Globalisation at work – the Irish discover vodka

Growing international trade means we now enjoy food and drink from the four corners of the world.

The price of globalisation – apart from tiresome riots at meetings of the G8 and World Bank – is that no nation can truly call its products its own, and that’s no bad thing. Free international trade means that all of us are increasingly able to sample and enjoy products that individual countries used to keep for themselves.

This is especially true of food and drink, which is now genuinely international. Sushi and pizza are eaten the world over, as indeed is the hamburger, to the dismay of nutritionists everywhere, who have long fought a forlorn battle to win the world over to the cathartic, bowel-scouring joys of roughage.

Globalisation continues, however, to meet stubborn resistance from some producers, who insist that they alone are entitled to make certain goods, or, at any rate, to use the names of those goods. The Neapolitans, currently fighting to prevent others from producing pizzas with “unauthentic” toppings, are merely the latest to seek legal support for their protectionist instincts. In this they join the Scotch whisky distillers, who are periodically outraged when whisky is produced on the bonny banks and braes of Yokohama, and the French, who will pursue through the courts anyone presumptuous enough to call a fizzy wine champagne.

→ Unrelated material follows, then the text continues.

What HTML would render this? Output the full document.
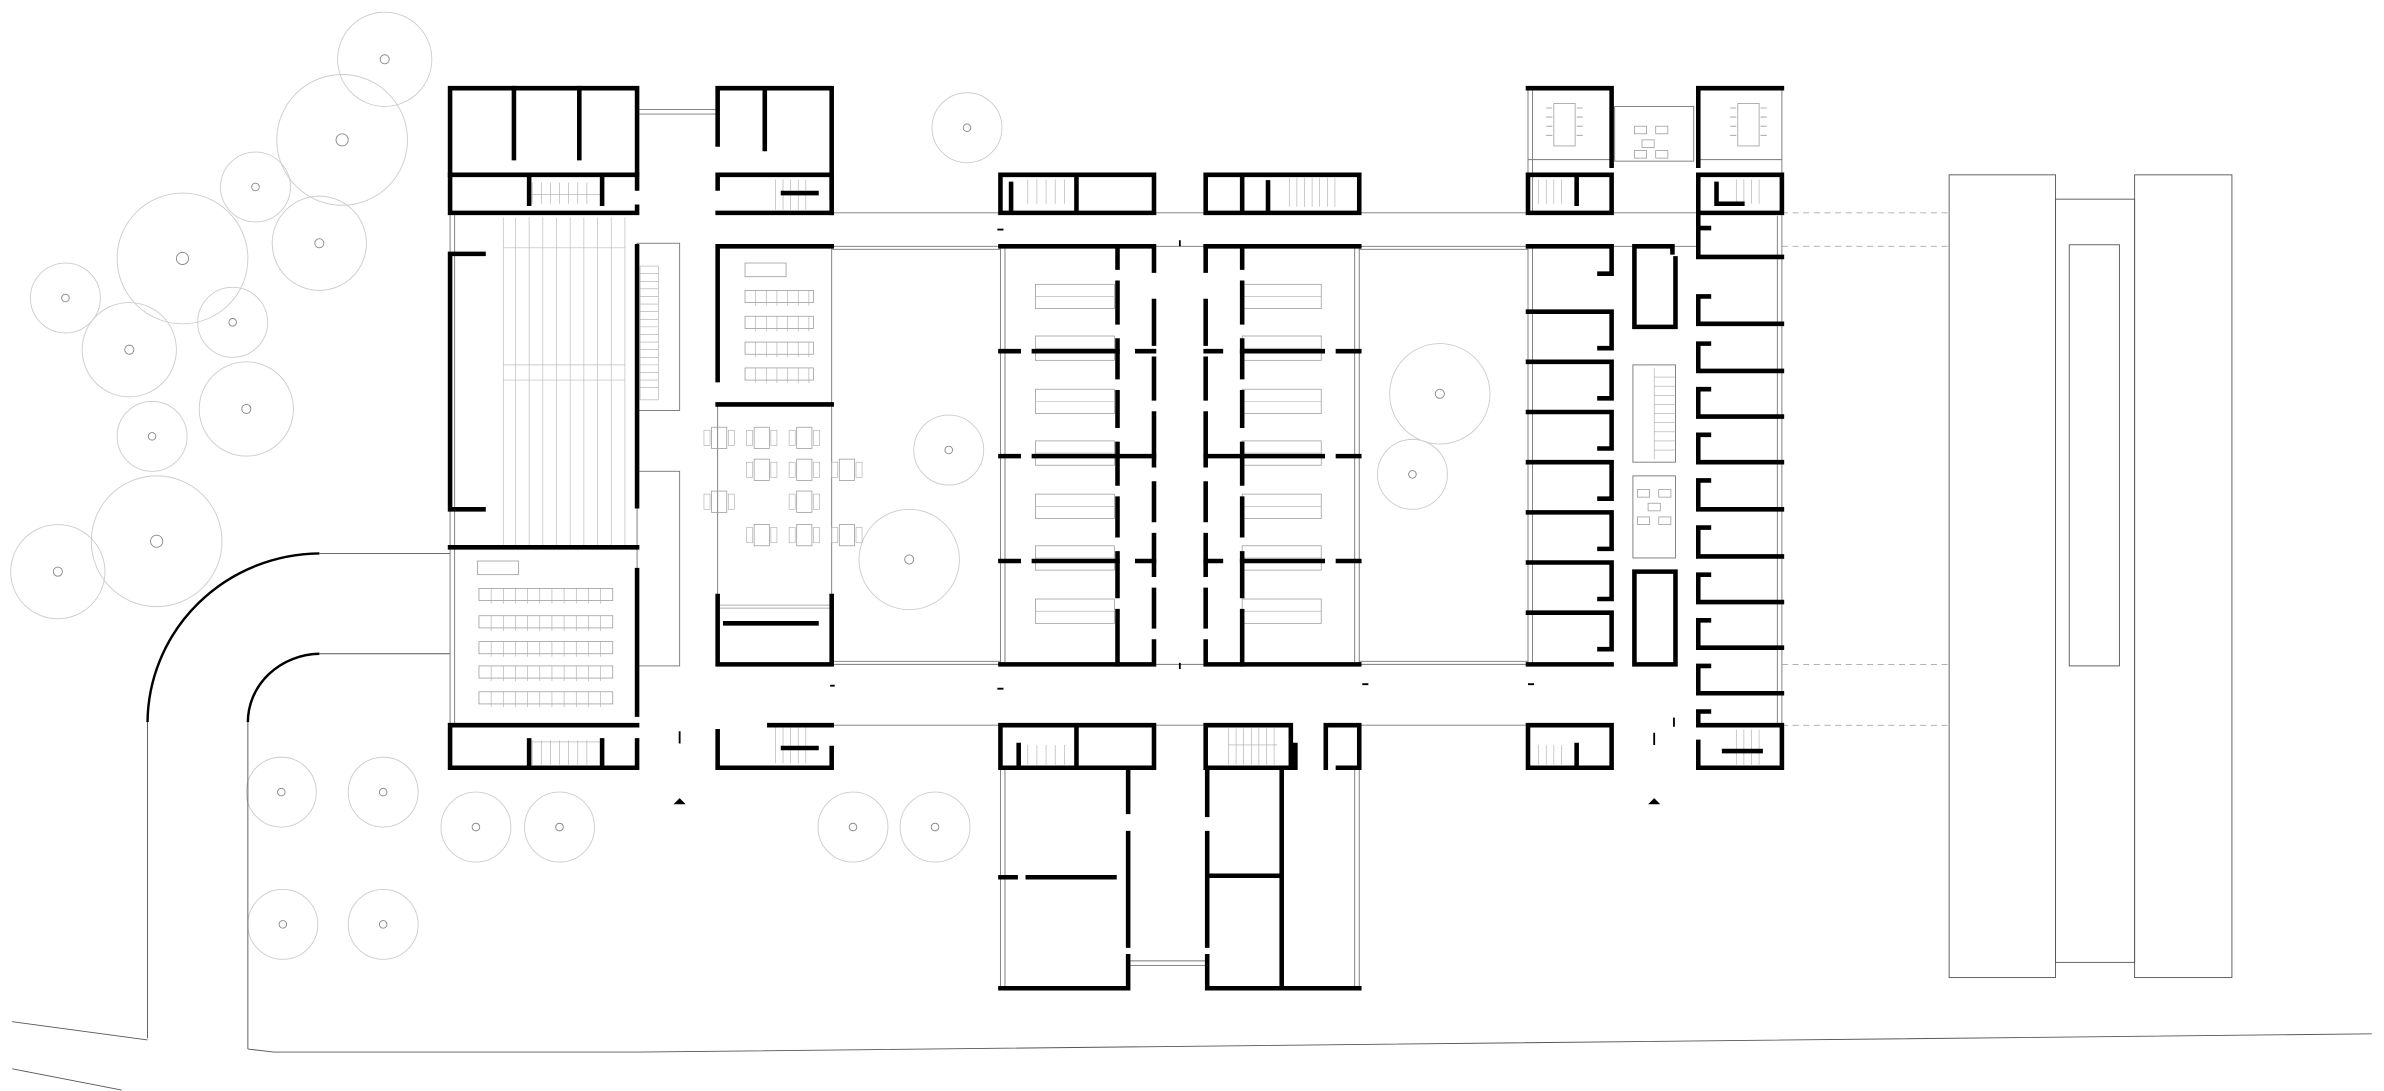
<!DOCTYPE html>
<html><head><meta charset="utf-8"><style>
html,body{margin:0;padding:0;background:#fff;}
svg{display:block;}
</style></head><body>
<svg width="2384" height="1091" viewBox="0 0 1568 717.6" xmlns="http://www.w3.org/2000/svg">
<defs>
<g id="chairrow"><rect x="0" y="0" width="88" height="8" fill="none" stroke="#999" stroke-width="0.5"/>
<path d="M8,0v10M16,0v10M24,0v10M32,0v10M40,0v10M48,0v10M56,0v10M64,0v10M72,0v10M80,0v10" stroke="#aaa" stroke-width="0.4"/></g>
<g id="chairrow2"><rect x="0" y="0" width="45" height="8" fill="none" stroke="#999" stroke-width="0.5"/>
<path d="M7,0v10M14,0v10M21,0v10M28,0v10M35,0v10M42,0v10" stroke="#aaa" stroke-width="0.4"/></g>
<g id="tbl"><rect x="0" y="0" width="10" height="14" fill="none" stroke="#999" stroke-width="0.5"/><rect x="-5" y="2" width="4" height="10" fill="none" stroke="#aaa" stroke-width="0.4"/><rect x="11" y="2" width="4" height="10" fill="none" stroke="#aaa" stroke-width="0.4"/></g>
<g id="desk"><rect x="0" y="0" width="52" height="16" fill="none" stroke="#999" stroke-width="0.5"/><line x1="0" y1="8" x2="52" y2="8" stroke="#aaa" stroke-width="0.4"/></g>
</defs>

<g fill="none" stroke="#ccc" stroke-width="0.6">
<circle cx="253" cy="39" r="31"/><circle cx="225" cy="92" r="43"/><circle cx="168" cy="123" r="23"/><circle cx="120" cy="170" r="43"/><circle cx="210" cy="160" r="31"/><circle cx="43" cy="196" r="23"/><circle cx="85" cy="230" r="31"/><circle cx="153" cy="212" r="23"/><circle cx="162" cy="269" r="31"/><circle cx="100" cy="287" r="23"/><circle cx="103" cy="356" r="43"/><circle cx="38" cy="376" r="31"/><circle cx="636" cy="84" r="23"/><circle cx="947" cy="259" r="33"/><circle cx="929" cy="312" r="23"/><circle cx="624" cy="296" r="23"/><circle cx="598" cy="368" r="33"/><circle cx="185" cy="521" r="23"/><circle cx="252" cy="521" r="23"/><circle cx="313" cy="544" r="23"/><circle cx="368" cy="544" r="23"/><circle cx="561" cy="544" r="23"/><circle cx="615" cy="544" r="23"/><circle cx="186" cy="608" r="23"/><circle cx="252" cy="608" r="23"/>
</g>
<g fill="none" stroke="#888" stroke-width="0.6">
<circle cx="253" cy="39" r="3"/><circle cx="225" cy="92" r="4"/><circle cx="168" cy="123" r="2.5"/><circle cx="120" cy="170" r="4"/><circle cx="210" cy="160" r="3"/><circle cx="43" cy="196" r="2.5"/><circle cx="85" cy="230" r="3"/><circle cx="153" cy="212" r="2.5"/><circle cx="162" cy="269" r="3"/><circle cx="100" cy="287" r="2.5"/><circle cx="103" cy="356" r="4"/><circle cx="38" cy="376" r="3"/><circle cx="636" cy="84" r="2.5"/><circle cx="947" cy="259" r="3"/><circle cx="929" cy="312" r="2.5"/><circle cx="624" cy="296" r="2.5"/><circle cx="598" cy="368" r="3"/><circle cx="185" cy="521" r="2.5"/><circle cx="252" cy="521" r="2.5"/><circle cx="313" cy="544" r="2.5"/><circle cx="368" cy="544" r="2.5"/><circle cx="561" cy="544" r="2.5"/><circle cx="615" cy="544" r="2.5"/><circle cx="186" cy="608" r="2.5"/><circle cx="252" cy="608" r="2.5"/>
</g>

<g fill="none" stroke="#555" stroke-width="0.6">
<path d="M210,364H296M210,430H296"/>
<path d="M97,475V683M163,475V690"/>
<path d="M163,690L180,692H420L1560,680"/>
<path d="M8,672L97,684M8,703L80,717"/>
</g>
<g fill="none" stroke="#000" stroke-width="1.6">
<path d="M97,475A114,112 0 0 1 210,364"/>
<path d="M163,475A48,45 0 0 1 210,430"/>
</g>

<g fill="none" stroke="#777" stroke-width="0.6">
<path d="M296,140V477M299,140V477"/>
<path d="M419,72H472M419,75H472"/>
<path d="M547,140H658M547,162H658M759,140H793M759,162H793M894,140H1005M894,162H1005M1060,140H1117M1060,162H1117"/>
<path d="M547,437H658M547,477H658M759,437H793M759,477H793M894,437H1005M894,477H1005"/>
<path d="M547,435H658M894,435H1005M547,164H658M894,164H1005"/>
<rect x="419" y="160" width="28" height="110"/><rect x="419" y="310" width="28" height="128"/>
<path d="M547,162V437M472,266V392"/>
<path d="M658,162V437M661,162V437M894,162V437M891,162V437"/>
<path d="M658,505V650M661,505V650M894,505V650M891,505V650"/>
<path d="M742,632H793M742,635H793"/>
<path d="M1005,58V140M1008,58V140M1005,162V437M1008,162V437M1172,58V505M1169,142V477"/>
<path d="M1005,105H1060M1117,105H1172"/>
<rect x="1074" y="240" width="28" height="64"/><rect x="1074" y="313" width="28" height="54"/>
<rect x="1062" y="70" width="52" height="36"/>
</g>
<g fill="none" stroke="#999" stroke-width="0.5" stroke-dasharray="4,3">
<path d="M1172,140H1282M1172,162H1282M1172,437H1282M1172,477H1282"/>
</g>
<g fill="none" stroke="#555" stroke-width="0.6">
<rect x="1282" y="115" width="70" height="528"/><rect x="1352" y="131" width="52" height="502"/><rect x="1404" y="115" width="64" height="528"/><rect x="1361" y="161" width="33" height="277"/>
</g>

<g stroke="#bbb" stroke-width="0.45">
<path d="M331,143V360M339,143V360M348,143V360M357,143V360M366,143V360M375,143V360M384,143V360M393,143V360M402,143V360M411,143V360"/>
<path d="M331,163H411M331,240H411M331,250H411"/>
</g>
<g stroke="#aaa" stroke-width="0.4" fill="none">
<rect x="421" y="175" width="12" height="88"/>
<path d="M421,180H433M421,185H433M421,190H433M421,195H433M421,200H433M421,205H433M421,210H433M421,215H433M421,220H433M421,225H433M421,230H433M421,235H433M421,240H433M421,245H433M421,250H433M421,255H433"/>
<path d="M1088,242V302M1088,248H1102M1088,254H1102M1088,260H1102M1088,266H1102M1088,272H1102M1088,278H1102M1088,284H1102M1088,290H1102M1088,296H1102"/>
<path d="M350,120V134M356,120V134M362,120V134M368,120V134M374,120V134M380,120V134M386,120V134M350,128H396"/>
<path d="M350,487V503M356,487V503M362,487V503M368,487V503M374,487V503M380,487V503M386,487V503M350,488H396"/>
<path d="M510,118V138M515,118V138M520,118V138M525,118V138M530,118V138M510,478V502M515,478V502M520,478V502M525,478V502M530,478V502"/>
<path d="M676,118V134M682,118V134M688,118V134M694,118V134M700,118V134M676,490V503M682,490V503M688,490V503M694,490V503M700,490V503"/>
<path d="M848,117V136M853,117V136M858,117V136M863,117V136M868,117V136M873,117V136M878,117V136M808,479V503M813,479V503M818,479V503M823,479V503M828,479V503M833,479V503M838,479V503M808,490H840"/>
<path d="M1012,118V134M1017,118V134M1022,118V134M1027,118V134M1012,490V503M1017,490V503M1022,490V503M1027,490V503"/>
<path d="M1142,118V134M1147,118V134M1152,118V134M1157,118V134M1142,480V503M1147,480V503M1152,480V503M1157,480V503"/>
</g>

<use href="#chairrow" x="315" y="387"/><use href="#chairrow" x="315" y="405"/><use href="#chairrow" x="315" y="422"/><use href="#chairrow" x="315" y="438"/><use href="#chairrow" x="315" y="455"/>
<rect x="314" y="369" width="27" height="9" fill="none" stroke="#999" stroke-width="0.5"/>
<use href="#chairrow2" x="490" y="191"/><use href="#chairrow2" x="490" y="208"/><use href="#chairrow2" x="490" y="225"/><use href="#chairrow2" x="490" y="242"/>
<rect x="490" y="173" width="27" height="9" fill="none" stroke="#999" stroke-width="0.5"/>
<use href="#tbl" x="468" y="281"/><use href="#tbl" x="496" y="281"/><use href="#tbl" x="524" y="281"/>
<use href="#tbl" x="496" y="302"/><use href="#tbl" x="524" y="302"/><use href="#tbl" x="552" y="302"/>
<use href="#tbl" x="468" y="323"/><use href="#tbl" x="524" y="323"/>
<use href="#tbl" x="496" y="345"/><use href="#tbl" x="524" y="345"/><use href="#tbl" x="552" y="345"/>
<g>
<use href="#desk" x="681" y="187"/><use href="#desk" x="681" y="221"/><use href="#desk" x="681" y="256"/><use href="#desk" x="681" y="290"/><use href="#desk" x="681" y="325"/><use href="#desk" x="681" y="359"/><use href="#desk" x="681" y="394"/>
<use href="#desk" x="817" y="187"/><use href="#desk" x="817" y="221"/><use href="#desk" x="817" y="256"/><use href="#desk" x="817" y="290"/><use href="#desk" x="817" y="325"/><use href="#desk" x="817" y="359"/><use href="#desk" x="817" y="394"/>
</g>
<g fill="none" stroke="#999" stroke-width="0.5">
<rect x="1022" y="68" width="14" height="28"/><rect x="1143" y="68" width="14" height="28"/>
<path d="M1017,71h4M1017,77h4M1017,83h4M1017,89h4M1037,71h4M1037,77h4M1037,83h4M1037,89h4M1138,71h4M1138,77h4M1138,83h4M1138,89h4M1158,71h4M1158,77h4M1158,83h4M1158,89h4"/>
<rect x="1075" y="83" width="8" height="5"/><rect x="1089" y="83" width="8" height="5"/><rect x="1080" y="92" width="8" height="5"/><rect x="1075" y="99" width="8" height="5"/><rect x="1089" y="99" width="8" height="5"/>
<rect x="1077" y="322" width="8" height="5"/><rect x="1091" y="322" width="8" height="5"/><rect x="1084" y="331" width="8" height="5"/><rect x="1077" y="340" width="8" height="5"/><rect x="1091" y="340" width="8" height="5"/>
<rect x="473" y="398" width="73" height="2"/>
</g>

<g fill="none" stroke="#000" stroke-width="3" stroke-linecap="square">
<path d="M419,124V58H296V140H419V136"/>
<path d="M296,115H419"/>
<path d="M338,58V104M381,58V104M348,115V134M396,115V134"/>
<path d="M318,167H296V335H318"/>
<path d="M419,162V333"/>
<path d="M296,360H419"/>
<path d="M419,375V470"/>
<path d="M296,477H419M296,477V505H419V487M348,487V505M396,487V505"/>
<path d="M472,95V58H547V140M503,58V98"/>
<path d="M472,115H547M472,124V115M547,115V130"/>
<path d="M472,140H547"/>
<path d="M515,127H537"/>
<path d="M472,250V162H547M472,266H547"/>
<path d="M472,392V437H547V392M477,410H537"/>
<path d="M506,477H547M472,481V505H547V492M515,492H537"/>
<path d="M658,140V115H759V140H658M708,115V140M665,121V138"/>
<path d="M658,162H759V178M735,162V176M735,186V212M735,224V248M735,258V280M735,292V318M735,328V352M735,364V392M735,402V437"/>
<path d="M759,198V226M759,236V262M759,272V306M759,318V342M759,352V378M759,388V412M759,422V437H658"/>
<path d="M658,231H670M680,231H735M658,300H670M680,300H759M658,369H670M680,369H735M748,231H759M748,369H759"/>
<path d="M658,477H759V505H658V477M708,477V505M670,490V505"/>
<path d="M742,505V534M742,548V622M742,629V650H658M658,577H668M676,577H733"/>
<path d="M793,140V115H894V140H793M817,115V140M834,120V140"/>
<path d="M793,162H894M817,162V176M817,186V212M817,224V248M817,258V280M817,292V318M817,328V352M817,364V392M817,402V437"/>
<path d="M793,178V162M793,198V226M793,236V262M793,272V306M793,318V342M793,352V378M793,388V412M793,422V437H894"/>
<path d="M817,231H870M880,231H894M793,300H870M880,300H894M817,369H870M880,369H894M793,231H803M793,369H803"/>
<path d="M793,477H849V505H793V477M872,477V505M872,477H894V505H880M852,490V505"/>
<path d="M794,505V536M794,548V622M794,629V650H894M843,505V650M794,576H843"/>
<path d="M1005,58H1060V109"/>
<path d="M1005,115H1060V140H1005V115M1037,118V134M1060,128V140"/>
<path d="M1005,162H1060V180H1052"/>
<path d="M1005,205H1060V229H1052M1005,238H1060V262H1052M1005,271H1060V295H1052M1005,304H1060V328H1052M1005,337H1060V361H1052M1005,370H1060V394H1052M1005,403H1060V427H1052M1005,437H1060"/>
<path d="M1005,477H1060V505H1005V477M1037,490V505"/>
<path d="M1100,166V162H1075V215H1102V170"/>
<path d="M1075,390V376H1102V437H1075V384"/>
<path d="M1117,58H1172M1117,58V109"/>
<path d="M1117,115H1172V140H1117V115M1129,121V134H1146"/>
<path d="M1117,150V142M1124,150H1117V169H1172"/>
<path d="M1124,195H1117V213H1172M1124,226H1117V244H1172M1124,256H1117V274H1172M1124,286H1117V304H1172M1124,316H1117V335H1172M1124,347H1117V366H1172M1124,378H1117V396H1172M1124,408H1117V426H1172M1124,438H1117V456H1172M1124,468H1117V477H1172V505H1117V488"/>
<path d="M1134,494H1158"/>
</g>
<g stroke="#000" stroke-width="1.2">
<path d="M776,158V162M776,436V440M1101,472V478M447,481V489M1088,482V490M546,451H549M656,151H660M1005,450H1009M656,453H660M896,450H900"/>
</g>
<path d="M443,529L447,525L451,529Z" fill="#000"/>
<path d="M1084,529L1088,525L1092,529Z" fill="#000"/>
</svg>
</body></html>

This is all rather unnecessary, since no one is fooled, not more than once anyway. Brandy, for example, is not a protected name, but anyone who has drunk Spanish, Greek or other versions of this brew will quickly testify – once their voice has returned – to the difference from French VSOP. Similarly, no one makes Scotch like the Scotch, and there is no substitute for real champagne. As for gin, well, the English made that their own back in Hogarthian days when you could get sky high for a farthing and six feet under for a penny; and even to this day no one makes mother’s ruin to compare with our own.

There is one spirit, however, that is truly international and a vindication of globalisation, and that is vodka. The Mexicans have tequila, the Caribbeans have white rum, the Japanese have Saki, but anyone with a handful of rotting vegetable matter has vodka. Its origins may be Russian, where the natives have long used it as an anaesthetic, first against the horrors of life under the tsars and then against the new, improved horrors of life under the Communists.

That vodka is truly international is demonstrated yet again by the arrival in the US of a new brand made in Ireland. Yes, you read that right, the Emerald Isle is the latest recruit to the international brotherhood of the knockout juice that looks like water, tastes like gasoline and mixes with just about anything apart from polite society.

The Irish brew is called Boru – after Brian Boru, the High King of Ireland, whose harp symbolises the country. When you learn that Ireland had a King Brian and that he played the harp, it explains a lot of things, not least why the Irish sometimes seemed confused.

The Boru bottle has a narrow neck, possibly, it is said, following the advice of the old Irish saying, “a narrow neck keeps a bottle from being emptied in one swig”, which shows that one thing those old Irish aphorisms were not was pithy.

Fathom Communications of New York is behind the ad campaign for Boru and has chosen as its theme “Clarity from Ireland”, which may be a tongue-in-cheek way of stressing the brand’s rare quality.

Many of Fathom’s ads offer catchy comments on modern life with an Irish flavour – “a puckish sense of humour with a wink and a smile”. The agency has dubbed these sayings “Boru-isms”. For example, “Boru on rush hour: life is too short to be in a hurry.” And if that is too subtle for you, how about “Boru on cellphones: people who like to hear themselves talk rarely care how others hear them.” No? Well, try this: “Boru on patience: don’t get on the bus before it arrives and don’t get off before it stops.”

But just as you’re beginning to think that Boru must have kissed the Blarney Stone and missed, he comes up with a good one: “Boru to the man about town: may you die in bed at 95, shot by a jealous spouse.”

“The Boru-isms form feelings for the brand like it was a person,” says Mark Andrews, chairman and chief executive at Castle Brands of New York, the US importer of Boru. The sort of person, perhaps, you might wish to avoid in a crowded pub and would positively dread on an uncrowded bus.

One is reminded of the great days of the Madison Avenue liquid lunches, when account executives drank vodka martinis because they didn’t smell on the breath. The habit stopped on the orders of an agency chief executive, who insisted on a return to gin mixed with the vermouth on the grounds that he preferred its clients to think they were dealing with drunks, not idiots.

I should hastily add that mention of idiots and the Irish in the space of one article is coincidental and no inference of any kind should be drawn. On the contrary, let us congratulate the Irish on their vodka and look forward to more examples of globalisation. How about Tibetan Guinness, Trinidadian shillelaghs and Fijian little people?